◆ CHALLENGE ◆
From the first line of the data below through the line bearing "(e2) at (135,325)", reproduce each line exactly; do not include pictures.

◆ RECORDED DATA ◆
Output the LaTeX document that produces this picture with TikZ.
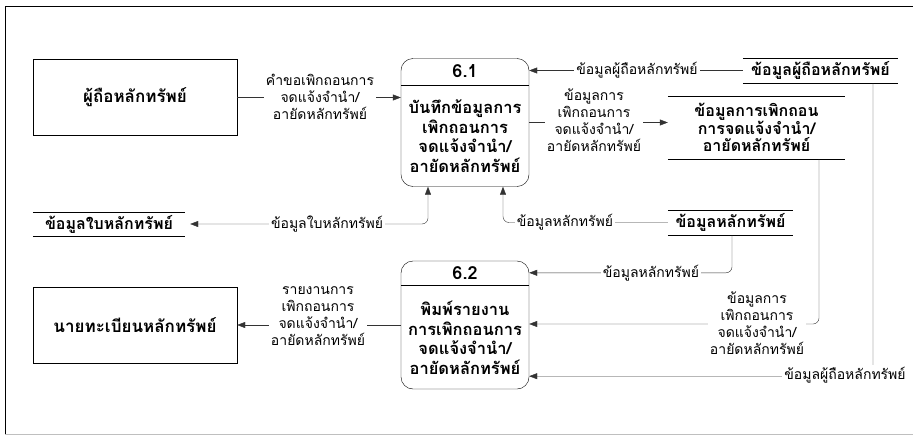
\documentclass[tikz,border=0pt]{standalone}
\usepackage{fontspec}
\setmainfont[Script=Thai]{Loma}
\usetikzlibrary{arrows.meta,calc}

\begin{document}
\begin{tikzpicture}[x=1pt,y=-1pt,
    >={Triangle[length=8pt,width=6pt]},
    entity/.style={draw,minimum width=204pt,minimum height=76pt,font=\fontsize{17}{20}\selectfont\bfseries},
    process/.style={draw,rounded corners=12pt,minimum width=128pt,minimum height=128pt},
    ptitle/.style={font=\fontsize{18}{20}\selectfont\bfseries},
    pbody/.style={align=center,font=\fontsize{16.5}{19.5}\selectfont\bfseries},
    store/.style={align=center,inner sep=0pt,font=\fontsize{16}{17}\selectfont\bfseries},
    lbl/.style={fill=white,align=center,inner sep=2pt,font=\fontsize{14}{17}\selectfont},
    flow/.style={black!80,rounded corners=6pt}]
    \useasboundingbox (0,0) rectangle (913,436);
    \draw (913,6) -- (5,6) -- (5,434);
    \draw[gray!50] (5,434) -- (913,434);

    % external entities
    \node[entity] (e1) at (135,97.5) {ผู้ถือหลักทรัพย์};
    \node[entity] (e2) at (135,325) {นายทะเบียนหลักทรัพย์};

    % processes
    \node[process] (p61) at (465,122.5) {};
    \node[ptitle] (t61) at (465,71.5) {6.1};
    \node[pbody] (b61) at (465,136) {บันทึกข้อมูลการ\\เพิกถอนการ\\จดแจ้งจำนำ/\\อายัดหลักทรัพย์};
    \draw ($(p61.north west)+(0,27)$) -- ($(p61.north east)+(0,27)$);
    \node[process] (p62) at (465,325) {};
    \node[ptitle] (t62) at (465,273) {6.2};
    \node[pbody] (b62) at (465,338) {พิมพ์รายงาน\\การเพิกถอนการ\\จดแจ้งจำนำ/\\อายัดหลักทรัพย์};
    \draw ($(p62.north west)+(0,24)$) -- ($(p62.north east)+(0,24)$);

    % data stores
    \node[store,minimum width=155pt,minimum height=25pt] (s1) at (820.5,70.5) {ข้อมูลผู้ถือหลักทรัพย์};
    \node[store,minimum width=177pt,minimum height=63pt] (s2) at (756.5,127.5) {ข้อมูลการเพิกถอน\\การจดแจ้งจำนำ/\\อายัดหลักทรัพย์};
    \node[store,minimum width=125pt,minimum height=25pt] (s3) at (730.5,222.5) {ข้อมูลหลักทรัพย์};
    \node[store,minimum width=152pt,minimum height=24pt] (s4) at (109,224) {ข้อมูลใบหลักทรัพย์};
    \foreach \s in {s1,s2,s3,s4}
        \draw (\s.north west) -- (\s.north east) (\s.south west) -- (\s.south east);

    % flows
    \draw[flow,->] (e1.east) -- (p61.west |- e1.east);
    \draw[flow,->] (s1.west) -- (p61.east |- s1.west);
    \draw[flow,->] (p61.east) -- (s2.west |- p61.east);
    \draw[flow,->] (s3.west) -| ($(p61.south)+(38,0)$);
    \draw[flow,<->] ($(p61.south)+(-37,0)$) |- ($(s4.east)+(5,0)$);
    \draw[flow,->] ($(s3.south)+(1.5,0)$) |- ($(p62.north east)+(0,12)$);
    \draw[flow,->] ($(s2.south)+(62.5,0)$) |- ($(p62.east)+(0,-1)$);
    \draw[flow,->] ($(s1.south)+(52.5,0)$) |- ($(p62.south east)+(0,-13)$);
    \draw[flow,->] (p62.west) -- (e2.east);

    % flow labels
    \node[lbl] (l1) at (320,97) {คำขอเพิกถอนการ\\จดแจ้งจำนำ/\\อายัดหลักทรัพย์};
    \node[lbl] (l2) at (637,70) {ข้อมูลผู้ถือหลักทรัพย์};
    \node[lbl] (l3) at (594,120.5) {ข้อมูลการ\\เพิกถอนการ\\จดแจ้งจำนำ/\\อายัดหลักทรัพย์};
    \node[lbl] (l4) at (565,222) {ข้อมูลหลักทรัพย์};
    \node[lbl] (l5) at (327,224) {ข้อมูลใบหลักทรัพย์};
    \node[lbl] (l6) at (651,273) {ข้อมูลหลักทรัพย์};
    \node[lbl] (l7) at (757,323.5) {ข้อมูลการ\\เพิกถอนการ\\จดแจ้งจำนำ/\\อายัดหลักทรัพย์};
    \node[lbl] (l8) at (845,375) {ข้อมูลผู้ถือหลักทรัพย์};
    \node[lbl] (l9) at (318,316.5) {รายงานการ\\เพิกถอนการ\\จดแจ้งจำนำ/\\อายัดหลักทรัพย์};
\end{tikzpicture}
\end{document}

◆ FINAL RESULT ◆
Output the LaTeX document that produces this picture with TikZ.
\documentclass[tikz,border=0pt]{standalone}
\usepackage{fontspec}
\setmainfont[Script=Thai]{Loma}
\usetikzlibrary{arrows.meta,calc}

\begin{document}
\begin{tikzpicture}[x=1pt,y=-1pt,
    >={Triangle[length=8pt,width=6pt]},
    entity/.style={draw,minimum width=204pt,minimum height=76pt,font=\fontsize{17}{20}\selectfont\bfseries},
    process/.style={draw,rounded corners=12pt,minimum width=128pt,minimum height=128pt},
    ptitle/.style={font=\fontsize{18}{20}\selectfont\bfseries},
    pbody/.style={align=center,font=\fontsize{16.5}{19.5}\selectfont\bfseries},
    store/.style={align=center,inner sep=0pt,font=\fontsize{16}{17}\selectfont\bfseries},
    lbl/.style={fill=white,align=center,inner sep=2pt,font=\fontsize{14}{17}\selectfont},
    flow/.style={black!80,rounded corners=6pt}]
    \useasboundingbox (0,0) rectangle (913,436);
    \draw (913,6) -- (5,6) -- (5,434);
    \draw[gray!50] (5,434) -- (913,434);

    % external entities
    \node[entity] (e1) at (135,97.5) {ผู้ถือหลักทรัพย์};
    \node[entity] (e2) at (135,325) {นายทะเบียนหลักทรัพย์};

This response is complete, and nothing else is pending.